# Data block
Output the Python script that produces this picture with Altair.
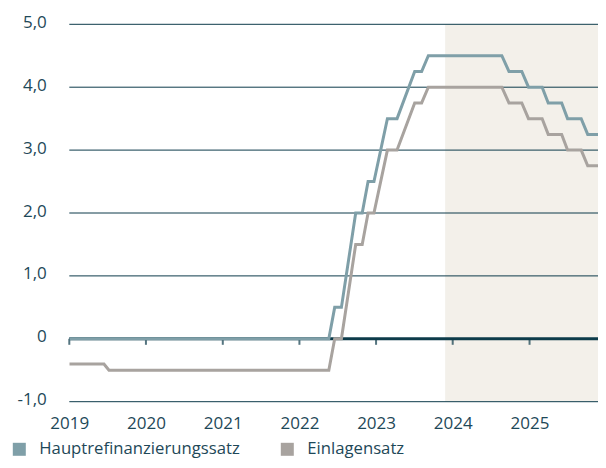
import altair as alt
import pandas as pd

# Vertices of both series
dates = [
    "2019-01-01", "2019-06-15", "2019-07-09", "2022-05-21", "2022-06-18",
    "2022-07-20", "2022-09-26", "2022-10-27", "2022-11-24", "2022-12-22",
    "2023-02-24", "2023-04-11", "2023-07-04", "2023-08-06", "2023-09-07",
    "2024-08-22", "2024-09-25", "2024-11-25", "2024-12-27", "2025-03-02",
    "2025-03-31", "2025-06-03", "2025-07-01", "2025-09-04", "2025-10-05",
    "2025-12-06", "2026-01-04",
]
hauptrefi = [
    0.0, 0.0, 0.0, 0.0, 0.5,
    0.5, 2.0, 2.0, 2.5, 2.5,
    3.5, 3.5, 4.25, 4.25, 4.5,
    4.5, 4.25, 4.25, 4.0, 4.0,
    3.75, 3.75, 3.5, 3.5, 3.25,
    3.25, 3.0,
]
einlagen = [
    -0.4, -0.4, -0.5, -0.5, 0.0,
    0.0, 1.5, 1.5, 2.0, 2.0,
    3.0, 3.0, 3.75, 3.75, 4.0,
    4.0, 3.75, 3.75, 3.5, 3.5,
    3.25, 3.25, 3.0, 3.0, 2.75,
    2.75, 2.5,
]
series_names = ["Hauptrefinanzierungssatz", "Einlagensatz"]
series_colors = ["#7f9fa8", "#a8a39f"]
grid_values = [-1, 1, 2, 3, 4, 5]
y_ticks = [-1, 0, 1, 2, 3, 4, 5]
years = [2019, 2020, 2021, 2022, 2023, 2024, 2025]
x_start = "2019-01-01"
x_end = "2025-11-23"
shade_start = "2023-11-26"
shade_end = "2026-01-01"

dark = "#0d3b4a"
text_col = "#1e4858"
font = "Open Sans"

rows = []
for d, a, b in zip(dates, hauptrefi, einlagen):
    rows.append({"date": d, "value": a, "series": series_names[0]})
    rows.append({"date": d, "value": b, "series": series_names[1]})
df = pd.DataFrame(rows)

xscale = alt.Scale(domain=[x_start, x_end], nice=False)
yscale = alt.Scale(domain=[-1, 5], nice=False)

W = 528.7
H = 377.4

shade = alt.Chart(pd.DataFrame({"s": [shade_start], "e": [shade_end]})).mark_rect(
    color="#f3f0ea", clip=True
).encode(
    x=alt.X("s:T", scale=xscale),
    x2="e:T",
    y=alt.value(0),
    y2=alt.value(H),
)

grid = alt.Chart(pd.DataFrame({"g": grid_values})).mark_rule(
    color=dark, strokeWidth=1
).encode(y=alt.Y("g:Q", scale=yscale))

zero = alt.Chart(pd.DataFrame({"z": [0]})).mark_rule(
    color=dark, strokeWidth=3
).encode(y=alt.Y("z:Q", scale=yscale))

tick_df = pd.DataFrame({"d": [f"{y}-01-01" for y in years], "z": [0] * len(years)})
ticks = alt.Chart(tick_df).mark_tick(
    color=dark, orient="vertical", size=6, thickness=2, yOffset=3
).encode(
    x=alt.X("d:T", scale=xscale),
    y=alt.Y("z:Q", scale=yscale),
)

lines = alt.Chart(df).mark_line(strokeWidth=3, clip=True, strokeJoin="miter").encode(
    x=alt.X(
        "date:T",
        scale=xscale,
        title=None,
        axis=alt.Axis(
            values=[alt.DateTime(year=y, month=1, date=1) for y in years],
            format="%Y",
            grid=False,
            domain=False,
            ticks=False,
            tickSize=0,
            labelFontSize=17,
            labelFont=font,
            labelColor=text_col,
            labelPadding=14,
            labelFlush=False,
        ),
    ),
    y=alt.Y(
        "value:Q",
        scale=yscale,
        title=None,
        axis=alt.Axis(
            values=y_ticks,
            labelExpr="datum.value == 0 ? '0' : (datum.value < 0 ? '-' : '') + abs(datum.value) + ',0'",
            grid=False,
            domain=False,
            ticks=False,
            tickSize=0,
            labelFontSize=17,
            labelFont=font,
            labelColor=text_col,
            labelPadding=23,
            labelOffset=-2,
        ),
    ),
    color=alt.Color(
        "series:N",
        scale=alt.Scale(domain=series_names, range=series_colors),
        sort=series_names,
        legend=alt.Legend(
            title=None,
            orient="none",
            direction="horizontal",
            legendX=-63,
            legendY=412,
            symbolType="stroke",
            symbolSize=169,
            symbolStrokeWidth=13,
            labelFontSize=16.7,
            labelFont=font,
            labelColor=text_col,
            labelOffset=7,
            labelLimit=0,
            columnPadding=14,
        ),
    ),
)

chart = alt.layer(shade, grid, zero, ticks, lines).properties(
    width=W,
    height=H,
    autosize=alt.AutoSizeParams(type="none"),
    padding={"left": 61.3, "top": 16.3, "right": 0, "bottom": 57.3},
).configure_view(stroke=None)

chart.save("out.html", embed_options={"renderer": "svg", "actions": False})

# Direction
Copy the data character for character, but drop all pictures from the copy.

# Problem solution
Output the Python script that produces this picture with Altair.
import altair as alt
import pandas as pd

# Vertices of both series
dates = [
    "2019-01-01", "2019-06-15", "2019-07-09", "2022-05-21", "2022-06-18",
    "2022-07-20", "2022-09-26", "2022-10-27", "2022-11-24", "2022-12-22",
    "2023-02-24", "2023-04-11", "2023-07-04", "2023-08-06", "2023-09-07",
    "2024-08-22", "2024-09-25", "2024-11-25", "2024-12-27", "2025-03-02",
    "2025-03-31", "2025-06-03", "2025-07-01", "2025-09-04", "2025-10-05",
    "2025-12-06", "2026-01-04",
]
hauptrefi = [
    0.0, 0.0, 0.0, 0.0, 0.5,
    0.5, 2.0, 2.0, 2.5, 2.5,
    3.5, 3.5, 4.25, 4.25, 4.5,
    4.5, 4.25, 4.25, 4.0, 4.0,
    3.75, 3.75, 3.5, 3.5, 3.25,
    3.25, 3.0,
]
einlagen = [
    -0.4, -0.4, -0.5, -0.5, 0.0,
    0.0, 1.5, 1.5, 2.0, 2.0,
    3.0, 3.0, 3.75, 3.75, 4.0,
    4.0, 3.75, 3.75, 3.5, 3.5,
    3.25, 3.25, 3.0, 3.0, 2.75,
    2.75, 2.5,
]
series_names = ["Hauptrefinanzierungssatz", "Einlagensatz"]
series_colors = ["#7f9fa8", "#a8a39f"]
grid_values = [-1, 1, 2, 3, 4, 5]
y_ticks = [-1, 0, 1, 2, 3, 4, 5]
years = [2019, 2020, 2021, 2022, 2023, 2024, 2025]
x_start = "2019-01-01"
x_end = "2025-11-23"
shade_start = "2023-11-26"
shade_end = "2026-01-01"

dark = "#0d3b4a"
text_col = "#1e4858"
font = "Open Sans"

rows = []
for d, a, b in zip(dates, hauptrefi, einlagen):
    rows.append({"date": d, "value": a, "series": series_names[0]})
    rows.append({"date": d, "value": b, "series": series_names[1]})
df = pd.DataFrame(rows)

xscale = alt.Scale(domain=[x_start, x_end], nice=False)
yscale = alt.Scale(domain=[-1, 5], nice=False)

W = 528.7
H = 377.4

shade = alt.Chart(pd.DataFrame({"s": [shade_start], "e": [shade_end]})).mark_rect(
    color="#f3f0ea", clip=True
).encode(
    x=alt.X("s:T", scale=xscale),
    x2="e:T",
    y=alt.value(0),
    y2=alt.value(H),
)

grid = alt.Chart(pd.DataFrame({"g": grid_values})).mark_rule(
    color=dark, strokeWidth=1
).encode(y=alt.Y("g:Q", scale=yscale))

zero = alt.Chart(pd.DataFrame({"z": [0]})).mark_rule(
    color=dark, strokeWidth=3
).encode(y=alt.Y("z:Q", scale=yscale))

tick_df = pd.DataFrame({"d": [f"{y}-01-01" for y in years], "z": [0] * len(years)})
ticks = alt.Chart(tick_df).mark_tick(
    color=dark, orient="vertical", size=6, thickness=2, yOffset=3
).encode(
    x=alt.X("d:T", scale=xscale),
    y=alt.Y("z:Q", scale=yscale),
)

lines = alt.Chart(df).mark_line(strokeWidth=3, clip=True, strokeJoin="miter").encode(
    x=alt.X(
        "date:T",
        scale=xscale,
        title=None,
        axis=alt.Axis(
            values=[alt.DateTime(year=y, month=1, date=1) for y in years],
            format="%Y",
            grid=False,
            domain=False,
            ticks=False,
            tickSize=0,
            labelFontSize=17,
            labelFont=font,
            labelColor=text_col,
            labelPadding=14,
            labelFlush=False,
        ),
    ),
    y=alt.Y(
        "value:Q",
        scale=yscale,
        title=None,
        axis=alt.Axis(
            values=y_ticks,
            labelExpr="datum.value == 0 ? '0' : (datum.value < 0 ? '-' : '') + abs(datum.value) + ',0'",
            grid=False,
            domain=False,
            ticks=False,
            tickSize=0,
            labelFontSize=17,
            labelFont=font,
            labelColor=text_col,
            labelPadding=23,
            labelOffset=-2,
        ),
    ),
    color=alt.Color(
        "series:N",
        scale=alt.Scale(domain=series_names, range=series_colors),
        sort=series_names,
        legend=alt.Legend(
            title=None,
            orient="none",
            direction="horizontal",
            legendX=-63,
            legendY=412,
            symbolType="stroke",
            symbolSize=169,
            symbolStrokeWidth=13,
            labelFontSize=16.7,
            labelFont=font,
            labelColor=text_col,
            labelOffset=7,
            labelLimit=0,
            columnPadding=14,
        ),
    ),
)

chart = alt.layer(shade, grid, zero, ticks, lines).properties(
    width=W,
    height=H,
    autosize=alt.AutoSizeParams(type="none"),
    padding={"left": 61.3, "top": 16.3, "right": 0, "bottom": 57.3},
).configure_view(stroke=None)

chart.save("out.html", embed_options={"renderer": "svg", "actions": False})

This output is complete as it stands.